The Downey Brand Barometer:
Optimizing Opportunities in
Emerging Greenhouse Gas Regulation
Massachusetts, et al. v. Environmental Protection Agency
In a 5-4 opinion issued on April 2, 2007, the United States Supreme
Court concluded, in Massachusetts, et al. v. Environmental Protection
Agency, that “greenhouse gases fit well within the Clean Air
Act's capacious definition of ‘air pollutant,'” and held that contrary
to the EPA's position, “EPA has the statutory authority to regulate
the emission of such gases from new motor vehicles.” (U.S. Supreme
Court, No. 05-1120, 549 U.S. ____ (2007), Slip Op. at pp. 29-30.)
The matter has been remanded, and it remains to be seen whether
EPA will simply articulate a more detailed explanation for declining
to regulate or begin a rulemaking process to regulate greenhouse
gas emissions from motor vehicles.
The Court's decision has complex implications for California industries.
By establishing that EPA has the authority to regulate greenhouse
gas emissions from motor vehicles, the Court's decision almost certainly
means that the federal Clean Air Act preempts the California legislature's
July 2002 vehicular greenhouse gas emissions bill (AB 1493). As
a result, the status of CARB's September 2004 ordinances implementing
AB 1493 almost certainly depends upon EPA approval of California's
waiver application, which was submitted to EPA in December, 2005.
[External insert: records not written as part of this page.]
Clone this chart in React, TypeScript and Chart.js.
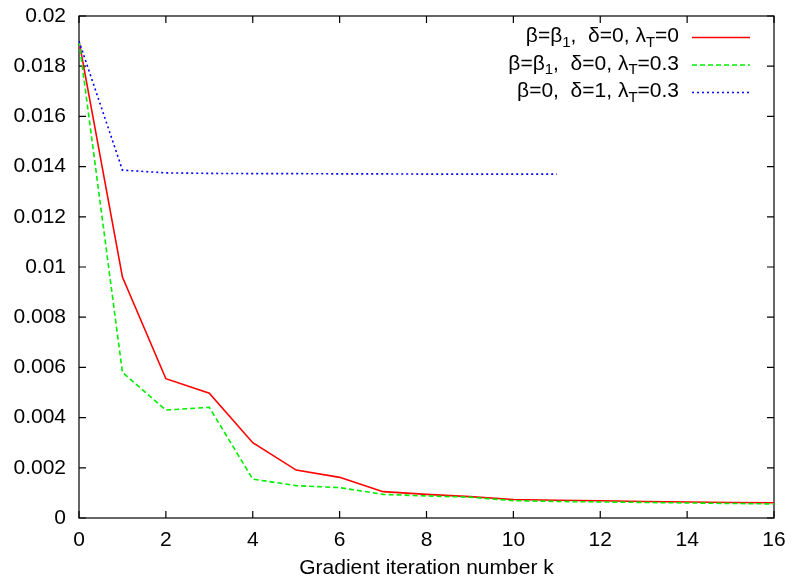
import React, { useEffect, useRef } from "react";
import { Chart, registerables } from "chart.js";

Chart.register(...registerables);

const kValues = [0, 1, 2, 3, 4, 5, 6, 7, 8, 9, 10, 11, 12, 13, 14, 15, 16];
const redSeries = [0.019, 0.0096, 0.00555, 0.00497, 0.003, 0.00191, 0.00162, 0.00105, 0.00094, 0.00085, 0.00074, 0.00071, 0.00069, 0.00066, 0.00064, 0.00062, 0.00061];
const greenSeries = [0.019, 0.0058, 0.0043, 0.00441, 0.00155, 0.00129, 0.00121, 0.00094, 0.00088, 0.00083, 0.00069, 0.00066, 0.00064, 0.00062, 0.0006, 0.00058, 0.00056];
const blueSeries = [0.019, 0.01386, 0.01375, 0.01373, 0.01372, 0.01372, 0.01371, 0.01371, 0.0137, 0.0137, 0.0137, 0.0137];

// legend parts: [text, isSubscript]
const legendRed: [string, boolean][] = [["β=β", false], ["1", true], [",  δ=0, λ", false], ["T", true], ["=0", false]];
const legendGreen: [string, boolean][] = [["β=β", false], ["1", true], [",  δ=0, λ", false], ["T", true], ["=0.3", false]];
const legendBlue: [string, boolean][] = [["β=0,  δ=1, λ", false], ["T", true], ["=0.3", false]];

const FONT = "'Liberation Sans', Arial, Helvetica, sans-serif";
const FS = 21;

function toPoints(ys: number[]) {
  return ys.map((y, i) => ({ x: kValues[i], y }));
}

const framePlugin = {
  id: "frame",
  beforeDatasetsDraw(chart: any) {
    const { ctx, chartArea } = chart;
    const { left, right, top, bottom } = chartArea;
    const xs = chart.scales.x;
    const ys = chart.scales.y;
    ctx.save();
    ctx.strokeStyle = "#000";
    ctx.lineWidth = 1.2;
    ctx.strokeRect(left, top, right - left, bottom - top);
    const tl = 7;
    ctx.beginPath();
    xs.ticks.forEach((t: any) => {
      const px = xs.getPixelForValue(t.value);
      ctx.moveTo(px, bottom);
      ctx.lineTo(px, bottom - tl);
      ctx.moveTo(px, top);
      ctx.lineTo(px, top + tl);
    });
    ys.ticks.forEach((t: any) => {
      const py = ys.getPixelForValue(t.value);
      ctx.moveTo(left, py);
      ctx.lineTo(left + tl, py);
      ctx.moveTo(right, py);
      ctx.lineTo(right - tl, py);
    });
    ctx.stroke();
    ctx.restore();
  },
};

function drawLegendRow(ctx: CanvasRenderingContext2D, parts: [string, boolean][], xRight: number, y: number) {
  const mainFont = `${FS}px ${FONT}`;
  const subFont = `15px ${FONT}`;
  let total = 0;
  parts.forEach(([t, sub]) => {
    ctx.font = sub ? subFont : mainFont;
    total += ctx.measureText(t).width;
  });
  let x = xRight - total;
  ctx.textBaseline = "middle";
  ctx.textAlign = "left";
  ctx.fillStyle = "#000";
  parts.forEach(([t, sub]) => {
    ctx.font = sub ? subFont : mainFont;
    ctx.fillText(t, x, sub ? y + 6 : y);
    x += ctx.measureText(t).width;
  });
}

const legendPlugin = {
  id: "customLegend",
  afterDraw(chart: any) {
    const { ctx } = chart;
    const textRight = 679;
    const lineL = 692;
    const lineR = 750;
    const rows = [
      { parts: legendRed, y: 37.5, color: "#ff0000", dash: [] as number[] },
      { parts: legendGreen, y: 65, color: "#00ee00", dash: [5, 3] },
      { parts: legendBlue, y: 92.5, color: "#0000ff", dash: [2, 3] },
    ];
    ctx.save();
    rows.forEach((r) => {
      drawLegendRow(ctx, r.parts, textRight, r.y - 1);
      ctx.beginPath();
      ctx.setLineDash(r.dash);
      ctx.strokeStyle = r.color;
      ctx.lineWidth = 1.6;
      ctx.moveTo(lineL, r.y);
      ctx.lineTo(lineR, r.y);
      ctx.stroke();
    });
    ctx.restore();
  },
};

export default function App() {
  const ref = useRef<HTMLCanvasElement | null>(null);
  useEffect(() => {
    if (!ref.current) return;
    const chart = new Chart(ref.current, {
      type: "line",
      data: {
        datasets: [
          {
            label: "red",
            data: toPoints(redSeries),
            borderColor: "#ff0000",
            borderWidth: 1.6,
            pointRadius: 0,
            tension: 0,
            fill: false,
            order: 3,
          },
          {
            label: "green",
            data: toPoints(greenSeries),
            borderColor: "#00ee00",
            borderWidth: 1.6,
            borderDash: [5, 3],
            pointRadius: 0,
            tension: 0,
            fill: false,
            order: 2,
          },
          {
            label: "blue",
            data: toPoints(blueSeries),
            borderColor: "#0000ff",
            borderWidth: 1.6,
            borderDash: [2, 3],
            pointRadius: 0,
            tension: 0,
            fill: false,
            order: 1,
          },
        ],
      },
      options: {
        animation: false,
        responsive: false,
        layout: { padding: { top: 16, right: 18, left: 0, bottom: 0 } },
        plugins: { legend: { display: false }, tooltip: { enabled: false } },
        scales: {
          x: {
            type: "linear",
            min: 0,
            max: 16,
            grid: { display: false, drawTicks: false },
            border: { display: false },
            ticks: {
              stepSize: 2,
              color: "#000",
              font: { family: FONT, size: FS },
              padding: 10,
              maxRotation: 0,
            },
            title: {
              display: true,
              text: "Gradient iteration number k",
              color: "#000",
              font: { family: FONT, size: FS },
              padding: { top: 0, bottom: 5 },
            },
            afterFit(scale: any) {
              scale.height = 68;
              scale.paddingLeft = 0;
              scale.paddingRight = 0;
            },
          },
          y: {
            type: "linear",
            min: 0,
            max: 0.02,
            grid: { display: false, drawTicks: false },
            border: { display: false },
            ticks: {
              stepSize: 0.002,
              color: "#000",
              font: { family: FONT, size: FS },
              padding: 13,
              callback: (v: any) => String(Number(Number(v).toFixed(4))),
            },
            afterFit(scale: any) {
              scale.width = 79;
              scale.paddingTop = 0;
              scale.paddingBottom = 0;
            },
          },
        },
      },
      plugins: [framePlugin, legendPlugin],
    });
    return () => chart.destroy();
  }, []);
  return (
    <div style={{ position: "fixed", left: 0, top: 0, width: 792, height: 586, background: "#fff" }}>
      <canvas ref={ref} width={792} height={586} />
    </div>
  );
}
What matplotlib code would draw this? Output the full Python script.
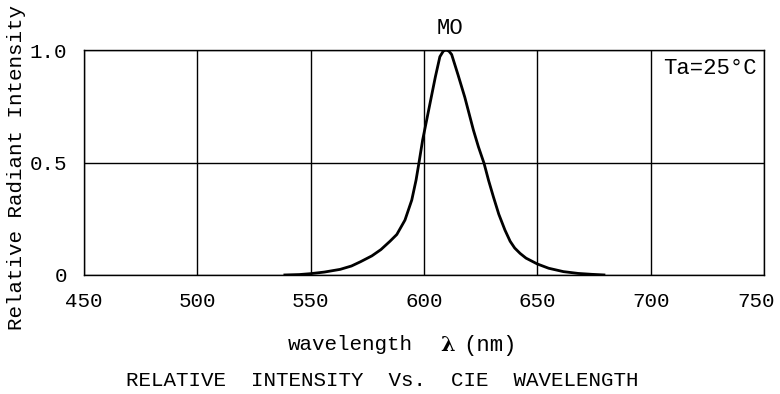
import matplotlib
matplotlib.use('Agg')
import matplotlib.pyplot as plt
import matplotlib.transforms as mtransforms

# Dane
wavelength = [538, 545, 550, 556, 563, 568, 572, 577, 581, 585, 588, 591.6, 594.6,
              596.5, 597.8, 599.4, 601, 603, 605, 607, 608.5, 609.7, 611, 612.2,
              615, 618, 621.8, 624, 626.5, 628.5, 630.6, 633, 635.7, 638, 640,
              642.4, 645, 650, 655, 661.5, 668, 674, 680]
intensity = [0.0, 0.002, 0.006, 0.013, 0.025, 0.04, 0.059, 0.085, 0.113, 0.15, 0.18,
             0.244, 0.333, 0.422, 0.5, 0.6, 0.68, 0.78, 0.88, 0.97, 0.995, 1.0,
             0.995, 0.98, 0.89, 0.79, 0.644, 0.57, 0.496, 0.42, 0.348, 0.27, 0.2,
             0.15, 0.12, 0.096, 0.075, 0.049, 0.03, 0.015, 0.007, 0.003, 0.0]
x_ticks = [450, 500, 550, 600, 650, 700, 750]
y_ticks = [0, 0.5, 1.0]
y_tick_labels = ['0', '0.5', '1.0']

plt.rcParams['font.family'] = ['Liberation Mono', 'DejaVu Sans']

fig = plt.figure(figsize=(7.8, 3.94), dpi=100)
ax = fig.add_axes([84 / 780, 1 - 275 / 394, 680 / 780, 225 / 394])

ax.plot(wavelength, intensity, color='black', linewidth=2, solid_capstyle='butt')
ax.set_xlim(450, 750)
ax.set_ylim(0, 1.0)
ax.set_xticks(x_ticks)
ax.set_yticks(y_ticks)
ax.set_yticklabels(y_tick_labels)
ax.tick_params(length=0, labelsize=15)
ax.tick_params(axis='x', pad=12)
ax.tick_params(axis='y', pad=12)
ax.grid(True, color='black', linewidth=1)
for s in ax.spines.values():
    s.set_linewidth(1)

# ostatnia etykieta troche w lewo, zeby sie zmiescila
fig.canvas.draw()
last = ax.get_xticklabels()[-1]
last.set_transform(last.get_transform() +
                   mtransforms.ScaledTranslation(-8 / 100, 0, fig.dpi_scale_trans))

# Opisy
ax.text(0.99, 0.92, 'Ta=25°C', transform=ax.transAxes, ha='right', va='center',
        fontsize=16)
fig.text(450 / 780, 1 - 28 / 394, 'MO', ha='center', va='center', fontsize=16)
fig.text(17 / 780, 1 - 168 / 394, 'Relative Radiant Intensity', rotation=90,
         ha='center', va='center', fontsize=15)
fig.text(350 / 780, 1 - 345 / 394, 'wavelength', ha='center', va='center', fontsize=15)
fig.text(448 / 780, 1 - 345 / 394, 'λ', ha='center', va='center', fontsize=15,
         fontweight='bold', family='DejaVu Serif')
fig.text(490 / 780, 1 - 345 / 394, '(nm)', ha='center', va='center', fontsize=16)
fig.text(382 / 780, 1 - 380 / 394, 'RELATIVE  INTENSITY  Vs.  CIE  WAVELENGTH',
         ha='center', va='center', fontsize=15)

fig.savefig('out.png', dpi=100)
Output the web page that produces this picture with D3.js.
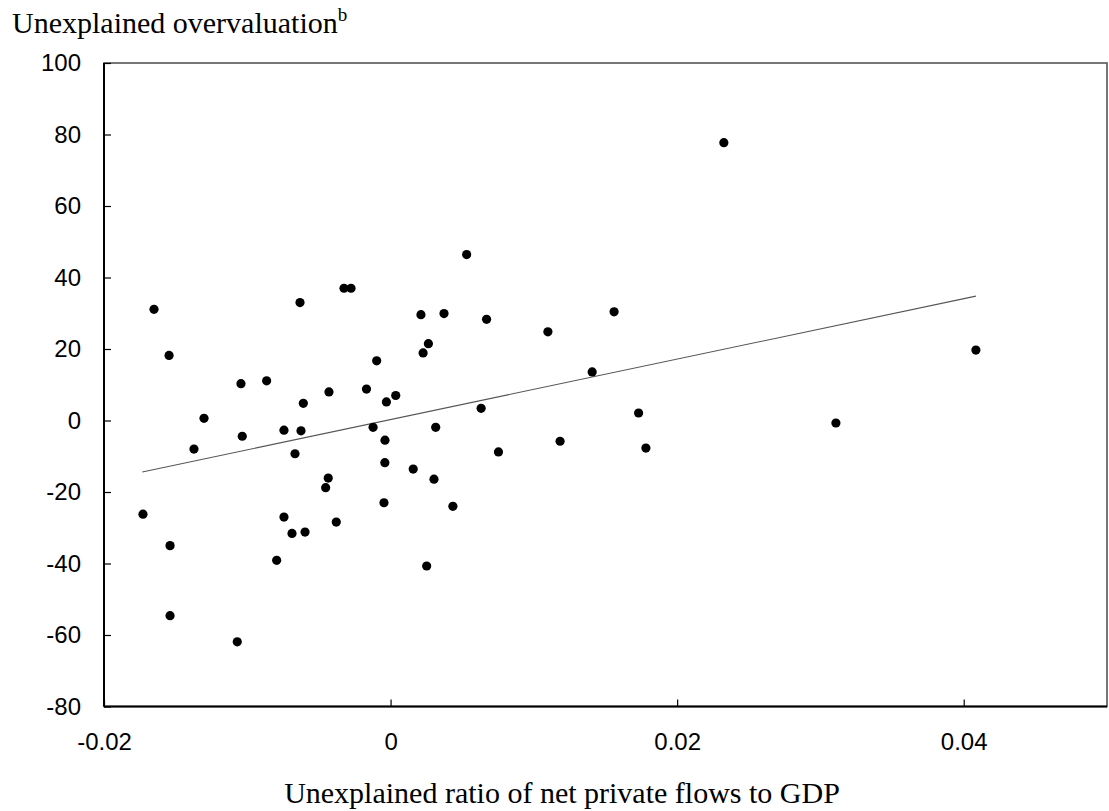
<!DOCTYPE html>
<html>
<head>
<meta charset="utf-8">
<script src="https://cdn.jsdelivr.net/npm/d3@7"></script>
<style>
  html, body { margin: 0; padding: 0; background: #fff; }
  svg { display: block; }
</style>
</head>
<body>
<svg id="chart" width="1109" height="811"></svg>
<script>
// ---- data ----
const xValues = [
  -0.01728, -0.01651, -0.01546, -0.01539, -0.01539, -0.01372, -0.01302, -0.01070,
  -0.01044, -0.01035, -0.00865, -0.00744, -0.00744, -0.00688, -0.00667, -0.00632,
  -0.00625, -0.00609, -0.00597, -0.00795, -0.00453, -0.00435, -0.00430, -0.00379,
  -0.00325, -0.00276, -0.00168, -0.00122, -0.00097, -0.00046, -0.00039, -0.00040,
  -0.00029, 0.00036, 0.00158, 0.00212, 0.00227, 0.00252, 0.00264, 0.00303,
  0.00315, 0.00373, 0.00435, 0.00531, 0.00632, 0.00670, 0.00753, 0.01098,
  0.01183, 0.01407, 0.01560, 0.01731, 0.01782, 0.02326, 0.03108, 0.04085
];
const yValues = [
  -26.2, 31.1, 18.2, -35.0, -54.6, -8.0, 0.6, -61.9,
  10.3, -4.4, 11.1, -2.7, -27.0, -31.6, -9.3, 33.0,
  -2.9, 4.8, -31.2, -39.1, -18.8, -16.1, 8.0, -28.4,
  37.0, 37.0, 8.8, -1.9, 16.7, -23.0, -5.5, -11.8,
  5.2, 7.0, -13.6, 29.6, 18.9, -40.7, 21.5, -16.4,
  -1.9, 29.9, -24.0, 46.4, 3.4, 28.3, -8.8, 24.8,
  -5.8, 13.6, 30.4, 2.1, -7.7, 77.7, -0.7, 19.7
];
const trendX = [-0.01733, 0.04085];
const trendY = [-14.4, 34.8];
const xTicks = [-0.02, 0, 0.02, 0.04];
const xTickLabels = ["-0.02", "0", "0.02", "0.04"];
const yTicks = [-80, -60, -40, -20, 0, 20, 40, 60, 80, 100];
const yTickLabels = ["-80", "-60", "-40", "-20", "0", "20", "40", "60", "80", "100"];
const yTitle = "Unexplained overvaluation";
const yTitleSup = "b";
const xTitle = "Unexplained ratio of net private flows to GDP";

// ---- layout ----
const svg = d3.select("#chart");
const L = 104, R = 1107, T = 63, B = 706.5;
const x = d3.scaleLinear().domain([-0.02, 0.05]).range([L, R]);
const y = d3.scaleLinear().domain([-80, 100]).range([B, T]);

// plot frame
svg.append("rect")
  .attr("x", L).attr("y", T).attr("width", R - L).attr("height", B - T)
  .attr("fill", "none").attr("stroke", "#555").attr("stroke-width", 1.6);

// axes
const yAxis = d3.axisLeft(y).tickValues(yTicks)
  .tickFormat((d, i) => yTickLabels[i]).tickSize(-7).tickPadding(23);
const gy = svg.append("g").attr("transform", `translate(${L},0)`).call(yAxis);
gy.select(".domain").remove();
gy.selectAll(".tick line").attr("stroke", "#000").attr("stroke-width", 1.2);
gy.selectAll(".tick text").attr("font-family", "Liberation Sans, Arial, sans-serif")
  .attr("font-size", 24).attr("fill", "#000");

const xAxis = d3.axisBottom(x).tickValues(xTicks)
  .tickFormat((d, i) => xTickLabels[i]).tickSize(-7).tickPadding(26);
const gx = svg.append("g").attr("transform", `translate(0,${B})`).call(xAxis);
gx.select(".domain").remove();
gx.selectAll(".tick line").attr("stroke", "#000").attr("stroke-width", 1.2);
gx.selectAll(".tick text").attr("font-family", "Liberation Sans, Arial, sans-serif")
  .attr("font-size", 24).attr("fill", "#000");

// axis lines (left and bottom, black)
svg.append("line").attr("x1", L).attr("x2", L).attr("y1", T).attr("y2", B)
  .attr("stroke", "#000").attr("stroke-width", 2);
svg.append("line").attr("x1", L).attr("x2", R).attr("y1", B).attr("y2", B)
  .attr("stroke", "#000").attr("stroke-width", 2);

// trend line
const line = d3.line().x(d => x(d[0])).y(d => y(d[1]));
svg.append("path")
  .datum(trendX.map((v, i) => [v, trendY[i]]))
  .attr("d", line).attr("fill", "none").attr("stroke", "#555").attr("stroke-width", 1.1);

// points
svg.append("g").selectAll("circle")
  .data(xValues.map((v, i) => [v, yValues[i]]))
  .join("circle")
  .attr("cx", d => x(d[0])).attr("cy", d => y(d[1])).attr("r", 4.6)
  .attr("fill", "#000");

// titles
const yt = svg.append("text").attr("x", 12).attr("y", 33)
  .attr("font-family", "Liberation Serif, Times New Roman, serif")
  .attr("font-size", 30).attr("fill", "#000");
yt.append("tspan").text(yTitle);
yt.append("tspan").text(yTitleSup).attr("font-size", 19).attr("dy", -12);

svg.append("text").attr("x", 562).attr("y", 803)
  .attr("text-anchor", "middle")
  .attr("font-family", "Liberation Serif, Times New Roman, serif")
  .attr("font-size", 30).attr("fill", "#000")
  .text(xTitle);
</script>
</body>
</html>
In the meantime, a variety of climate change-related bills have
been introduced in the United States House of Representatives and
Senate, that, if enacted, would likely result in additional statutory
direction to EPA and other federal agencies regarding the regulation
of greenhouse gases from motor vehicles and stationary sources.
(See, e.g., S. 280, Climate Stewardship and Innovation Act of 2007,
introduced in the Senate Jan. 12, 2007; S. 317, Electric Utility
Cap and Trade Act of 2007, introduced in the Senate Jan. 17, 2007;
H.R. 620, Climate Stewardship Act of 2007, introduced in the House
Jan. 22, 2007; H.R. 1590, Safe Climate Act of 2007, introduced in
the House Mar. 20, 2007.)
2006 Legislation
AB 32 – California's Greenhouse Gas Emissions Cap Legislation
California Assembly Bill 32 (AB 32) legislates a cap on statewide
greenhouse gas emissions equal to 1990 emissions levels. The statute
requires that prior to January 1, 2008, CARB must: (1) identify
the current level of greenhouse gas emissions by requiring statewide
reporting and verification of greenhouse gas emissions from emitters;
and (2) identify the 1990 levels of California greenhouse gas emissions.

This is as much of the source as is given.